======== Data section ========
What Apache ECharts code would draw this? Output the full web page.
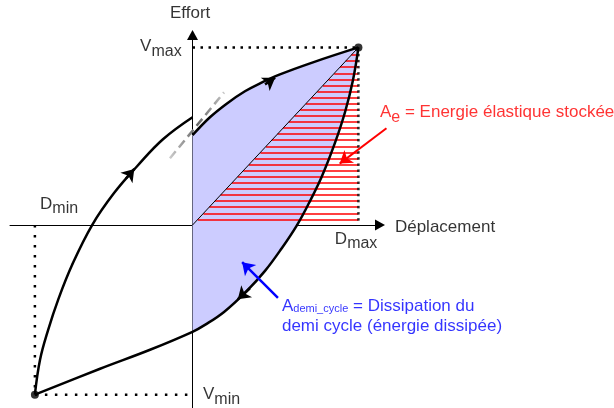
<!DOCTYPE html>
<html>
<head>
<meta charset="utf-8">
<script src="https://cdn.jsdelivr.net/npm/echarts@6/dist/echarts.min.js"></script>
<style>
  html, body { margin: 0; padding: 0; background: #fff; }
  #chart { width: 614px; height: 408px; }
</style>
</head>
<body>
<div id="chart"></div>
<script>
  // unités réduites : Dmax = Vmax = 1
  var pMax = [1, 1];
  var pMin = [-0.95, -0.955];

  // branche de chargement (partie gauche, jusqu'à l'axe des efforts)
  var chargeGauche = [[-0.95, -0.955], [-0.919, -0.758], [-0.870, -0.590], [-0.810, -0.421],
    [-0.726, -0.225], [-0.605, 0], [-0.473, 0.180], [-0.334, 0.331], [-0.178, 0.483], [0, 0.607]];
  // branche de chargement (partie droite)
  var chargeDroite = [[0, 0.506], [0.105, 0.607], [0.208, 0.685], [0.316, 0.753], [0.407, 0.798],
    [0.527, 0.848], [0.726, 0.916], [1, 1]];
  // branche de déchargement
  var decharge = [[1, 1], [0.967, 0.815], [0.919, 0.635], [0.858, 0.461], [0.780, 0.275],
    [0.702, 0.124], [0.630, 0], [0.539, -0.129], [0.437, -0.258], [0.322, -0.376],
    [0.190, -0.489], [0.075, -0.562], [0, -0.601], [-0.256, -0.702], [-0.557, -0.809],
    [-0.95, -0.955]];
  // prolongement en tirets
  var tangente = [[-0.136, 0.376], [0.190, 0.747]];
  // niveaux des hachures rouges
  var hachures = [0.032, 0.066, 0.101, 0.135, 0.169, 0.203, 0.238, 0.272, 0.306, 0.340,
    0.375, 0.409, 0.443, 0.478, 0.512, 0.546, 0.580, 0.615, 0.649, 0.683,
    0.717, 0.752, 0.786, 0.820, 0.854, 0.889, 0.923, 0.957];
  // flèches de sens de parcours (départ, pointe)
  var flechesSens = [
    [[-0.401, 0.262], [-0.351, 0.316]],
    [[0.437, 0.792], [0.498, 0.830]],
    [[0.346, -0.356], [0.273, -0.418]]
  ];
  var flecheAe = [[1.169, 0.545], [0.887, 0.346]];
  var flecheDemi = [[0.515, -0.410], [0.299, -0.209]];

  // zone bleue : entre chargement droit et déchargement, côté D > 0
  var zoneBleue = chargeDroite.concat(decharge.slice(1, 13));

  var police = '"Liberation Sans", Arial, sans-serif';
  var richNoir = {
    m: { fontSize: 17, fontFamily: police, color: '#000' },
    s: { fontSize: 16, fontFamily: police, color: '#000', padding: [10, 0, 0, 0] }
  };

  function etiquette(pos, texte, rich) {
    return {
      value: pos,
      label: { show: true, position: 'right', distance: 0, formatter: texte, rich: rich || richNoir }
    };
  }

  var myChart = echarts.init(document.getElementById('chart'));

  var axe = {
    type: 'value',
    axisLine: {
      show: true, onZero: true,
      symbol: ['none', 'triangle'], symbolSize: [11, 10],
      lineStyle: { color: '#000', width: 1 }
    },
    axisTick: { show: false },
    axisLabel: { show: false },
    splitLine: { show: false }
  };

  var trait = function (data, style, z) {
    return {
      type: 'line', data: data, smooth: false, showSymbol: false, symbol: 'none',
      clip: false, silent: true, z: z, lineStyle: style
    };
  };

  var option = {
    animation: false,
    grid: { left: 10, right: 234, top: 35, bottom: 0, outerBoundsMode: 'none' },
    xAxis: Object.assign({}, axe, { min: -1.1, max: 1.13 }),
    yAxis: Object.assign({}, axe, { min: -1.03, max: 1.07 }),
    series: [
      {
        type: 'custom', clip: false, silent: true, z: 1,
        data: [[0, 0]],
        renderItem: function (params, api) {
          return {
            type: 'polygon',
            shape: { points: zoneBleue.map(function (p) { return api.coord(p); }), smooth: 0 },
            style: { fill: '#ccccff' }
          };
        }
      },
      {
        type: 'lines', coordinateSystem: 'cartesian2d', silent: true, z: 2, clip: false,
        symbol: 'none',
        data: hachures.map(function (v) { return { coords: [[v, v], [1, v]] }; }),
        lineStyle: { color: '#ff0000', width: 1.5, opacity: 1 }
      },
      {
        type: 'scatter', silent: true, z: 2, clip: false, symbol: 'rect', symbolSize: 2.5,
        itemStyle: { color: '#000' },
        data: hachures.map(function (v) { return [1, v]; })
      },
      trait([[0, 0], pMax], { color: '#000', width: 1 }, 3),
      trait([[0, 1], pMax], { color: '#000', width: 2.5, type: [2.5, 5.5] }, 3),
      trait([[pMin[0], 0], pMin], { color: '#000', width: 2.5, type: [2.5, 7.5] }, 3),
      trait([pMin, [0, pMin[1]]], { color: '#000', width: 2.5, type: [2.5, 7.5] }, 3),
      trait(tangente, {
        width: 2.5, type: [9, 5],
        color: new echarts.graphic.LinearGradient(0, 0, 1, 0, [
          { offset: 0, color: '#d4d4d4' }, { offset: 0.5, color: '#666' }, { offset: 1, color: '#cccccc' }
        ])
      }, 3),
      Object.assign(trait(chargeGauche, { color: '#000', width: 2.5 }, 4), { smooth: 0.4 }),
      Object.assign(trait(chargeDroite, { color: '#000', width: 2.5 }, 4), { smooth: 0.4 }),
      Object.assign(trait(decharge, { color: '#000', width: 2.5 }, 4), { smooth: 0.4 }),
      {
        type: 'lines', coordinateSystem: 'cartesian2d', silent: true, z: 5, clip: false,
        symbol: ['none', 'arrow'], symbolSize: 12,
        data: flechesSens.map(function (c) { return { coords: c }; }),
        lineStyle: { color: '#000', width: 2.5, opacity: 1 }
      },
      {
        type: 'lines', coordinateSystem: 'cartesian2d', silent: true, z: 5, clip: false,
        symbol: ['none', 'arrow'], symbolSize: 12,
        data: [{ coords: flecheAe }],
        lineStyle: { color: '#ff0000', width: 2, opacity: 1 }
      },
      {
        type: 'lines', coordinateSystem: 'cartesian2d', silent: true, z: 5, clip: false,
        symbol: ['none', 'arrow'], symbolSize: 12,
        data: [{ coords: flecheDemi }],
        lineStyle: { color: '#0000ff', width: 2.5, opacity: 1 }
      },
      {
        type: 'scatter', silent: true, z: 6, clip: false, symbolSize: 8,
        itemStyle: { color: '#000' },
        data: [pMax, pMin]
      },
      {
        type: 'scatter', silent: true, z: 7, clip: false, symbolSize: 0,
        itemStyle: { color: 'transparent' },
        data: [
          etiquette([-0.136, 1.191], '{m|Effort}'),
          etiquette([1.220, -0.011], '{m|Déplacement}'),
          etiquette([-0.316, 1.006], '{m|V}{s|max}'),
          etiquette([-0.919, 0.118], '{m|D}{s|min}'),
          etiquette([0.858, -0.079], '{m|D}{s|max}'),
          etiquette([0.063, -0.955], '{m|V}{s|min}'),
          etiquette([1.130, 0.635], '{m|A}{s|e}{m| = Energie élastique stockée}', {
            m: { fontSize: 17, fontFamily: police, color: '#ff0000' },
            s: { fontSize: 16, fontFamily: police, color: '#ff0000', padding: [10, 0, 0, 0] }
          }),
          etiquette([0.539, -0.511], '{m|A}{s|demi_cycle}{m| = Dissipation du}\n{m|demi cycle (énergie dissipée)}', {
            m: { fontSize: 17, fontFamily: police, color: '#0000ff', lineHeight: 20 },
            s: { fontSize: 11, fontFamily: police, color: '#0000ff', lineHeight: 20, padding: [7, 0, 0, 0] }
          })
        ]
      }
    ]
  };

  myChart.setOption(option);
</script>
</body>
</html>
========
Exercise prompt: Skip the pictures, then retype every line above exactly.

Written answer:
What Apache ECharts code would draw this? Output the full web page.
<!DOCTYPE html>
<html>
<head>
<meta charset="utf-8">
<script src="https://cdn.jsdelivr.net/npm/echarts@6/dist/echarts.min.js"></script>
<style>
  html, body { margin: 0; padding: 0; background: #fff; }
  #chart { width: 614px; height: 408px; }
</style>
</head>
<body>
<div id="chart"></div>
<script>
  // unités réduites : Dmax = Vmax = 1
  var pMax = [1, 1];
  var pMin = [-0.95, -0.955];

  // branche de chargement (partie gauche, jusqu'à l'axe des efforts)
  var chargeGauche = [[-0.95, -0.955], [-0.919, -0.758], [-0.870, -0.590], [-0.810, -0.421],
    [-0.726, -0.225], [-0.605, 0], [-0.473, 0.180], [-0.334, 0.331], [-0.178, 0.483], [0, 0.607]];
  // branche de chargement (partie droite)
  var chargeDroite = [[0, 0.506], [0.105, 0.607], [0.208, 0.685], [0.316, 0.753], [0.407, 0.798],
    [0.527, 0.848], [0.726, 0.916], [1, 1]];
  // branche de déchargement
  var decharge = [[1, 1], [0.967, 0.815], [0.919, 0.635], [0.858, 0.461], [0.780, 0.275],
    [0.702, 0.124], [0.630, 0], [0.539, -0.129], [0.437, -0.258], [0.322, -0.376],
    [0.190, -0.489], [0.075, -0.562], [0, -0.601], [-0.256, -0.702], [-0.557, -0.809],
    [-0.95, -0.955]];
  // prolongement en tirets
  var tangente = [[-0.136, 0.376], [0.190, 0.747]];
  // niveaux des hachures rouges
  var hachures = [0.032, 0.066, 0.101, 0.135, 0.169, 0.203, 0.238, 0.272, 0.306, 0.340,
    0.375, 0.409, 0.443, 0.478, 0.512, 0.546, 0.580, 0.615, 0.649, 0.683,
    0.717, 0.752, 0.786, 0.820, 0.854, 0.889, 0.923, 0.957];
  // flèches de sens de parcours (départ, pointe)
  var flechesSens = [
    [[-0.401, 0.262], [-0.351, 0.316]],
    [[0.437, 0.792], [0.498, 0.830]],
    [[0.346, -0.356], [0.273, -0.418]]
  ];
  var flecheAe = [[1.169, 0.545], [0.887, 0.346]];
  var flecheDemi = [[0.515, -0.410], [0.299, -0.209]];

  // zone bleue : entre chargement droit et déchargement, côté D > 0
  var zoneBleue = chargeDroite.concat(decharge.slice(1, 13));

  var police = '"Liberation Sans", Arial, sans-serif';
  var richNoir = {
    m: { fontSize: 17, fontFamily: police, color: '#000' },
    s: { fontSize: 16, fontFamily: police, color: '#000', padding: [10, 0, 0, 0] }
  };

  function etiquette(pos, texte, rich) {
    return {
      value: pos,
      label: { show: true, position: 'right', distance: 0, formatter: texte, rich: rich || richNoir }
    };
  }

  var myChart = echarts.init(document.getElementById('chart'));

  var axe = {
    type: 'value',
    axisLine: {
      show: true, onZero: true,
      symbol: ['none', 'triangle'], symbolSize: [11, 10],
      lineStyle: { color: '#000', width: 1 }
    },
    axisTick: { show: false },
    axisLabel: { show: false },
    splitLine: { show: false }
  };

  var trait = function (data, style, z) {
    return {
      type: 'line', data: data, smooth: false, showSymbol: false, symbol: 'none',
      clip: false, silent: true, z: z, lineStyle: style
    };
  };

  var option = {
    animation: false,
    grid: { left: 10, right: 234, top: 35, bottom: 0, outerBoundsMode: 'none' },
    xAxis: Object.assign({}, axe, { min: -1.1, max: 1.13 }),
    yAxis: Object.assign({}, axe, { min: -1.03, max: 1.07 }),
    series: [
      {
        type: 'custom', clip: false, silent: true, z: 1,
        data: [[0, 0]],
        renderItem: function (params, api) {
          return {
            type: 'polygon',
            shape: { points: zoneBleue.map(function (p) { return api.coord(p); }), smooth: 0 },
            style: { fill: '#ccccff' }
          };
        }
      },
      {
        type: 'lines', coordinateSystem: 'cartesian2d', silent: true, z: 2, clip: false,
        symbol: 'none',
        data: hachures.map(function (v) { return { coords: [[v, v], [1, v]] }; }),
        lineStyle: { color: '#ff0000', width: 1.5, opacity: 1 }
      },
      {
        type: 'scatter', silent: true, z: 2, clip: false, symbol: 'rect', symbolSize: 2.5,
        itemStyle: { color: '#000' },
        data: hachures.map(function (v) { return [1, v]; })
      },
      trait([[0, 0], pMax], { color: '#000', width: 1 }, 3),
      trait([[0, 1], pMax], { color: '#000', width: 2.5, type: [2.5, 5.5] }, 3),
      trait([[pMin[0], 0], pMin], { color: '#000', width: 2.5, type: [2.5, 7.5] }, 3),
      trait([pMin, [0, pMin[1]]], { color: '#000', width: 2.5, type: [2.5, 7.5] }, 3),
      trait(tangente, {
        width: 2.5, type: [9, 5],
        color: new echarts.graphic.LinearGradient(0, 0, 1, 0, [
          { offset: 0, color: '#d4d4d4' }, { offset: 0.5, color: '#666' }, { offset: 1, color: '#cccccc' }
        ])
      }, 3),
      Object.assign(trait(chargeGauche, { color: '#000', width: 2.5 }, 4), { smooth: 0.4 }),
      Object.assign(trait(chargeDroite, { color: '#000', width: 2.5 }, 4), { smooth: 0.4 }),
      Object.assign(trait(decharge, { color: '#000', width: 2.5 }, 4), { smooth: 0.4 }),
      {
        type: 'lines', coordinateSystem: 'cartesian2d', silent: true, z: 5, clip: false,
        symbol: ['none', 'arrow'], symbolSize: 12,
        data: flechesSens.map(function (c) { return { coords: c }; }),
        lineStyle: { color: '#000', width: 2.5, opacity: 1 }
      },
      {
        type: 'lines', coordinateSystem: 'cartesian2d', silent: true, z: 5, clip: false,
        symbol: ['none', 'arrow'], symbolSize: 12,
        data: [{ coords: flecheAe }],
        lineStyle: { color: '#ff0000', width: 2, opacity: 1 }
      },
      {
        type: 'lines', coordinateSystem: 'cartesian2d', silent: true, z: 5, clip: false,
        symbol: ['none', 'arrow'], symbolSize: 12,
        data: [{ coords: flecheDemi }],
        lineStyle: { color: '#0000ff', width: 2.5, opacity: 1 }
      },
      {
        type: 'scatter', silent: true, z: 6, clip: false, symbolSize: 8,
        itemStyle: { color: '#000' },
        data: [pMax, pMin]
      },
      {
        type: 'scatter', silent: true, z: 7, clip: false, symbolSize: 0,
        itemStyle: { color: 'transparent' },
        data: [
          etiquette([-0.136, 1.191], '{m|Effort}'),
          etiquette([1.220, -0.011], '{m|Déplacement}'),
          etiquette([-0.316, 1.006], '{m|V}{s|max}'),
          etiquette([-0.919, 0.118], '{m|D}{s|min}'),
          etiquette([0.858, -0.079], '{m|D}{s|max}'),
          etiquette([0.063, -0.955], '{m|V}{s|min}'),
          etiquette([1.130, 0.635], '{m|A}{s|e}{m| = Energie élastique stockée}', {
            m: { fontSize: 17, fontFamily: police, color: '#ff0000' },
            s: { fontSize: 16, fontFamily: police, color: '#ff0000', padding: [10, 0, 0, 0] }
          }),
          etiquette([0.539, -0.511], '{m|A}{s|demi_cycle}{m| = Dissipation du}\n{m|demi cycle (énergie dissipée)}', {
            m: { fontSize: 17, fontFamily: police, color: '#0000ff', lineHeight: 20 },
            s: { fontSize: 11, fontFamily: police, color: '#0000ff', lineHeight: 20, padding: [7, 0, 0, 0] }
          })
        ]
      }
    ]
  };

  myChart.setOption(option);
</script>
</body>
</html>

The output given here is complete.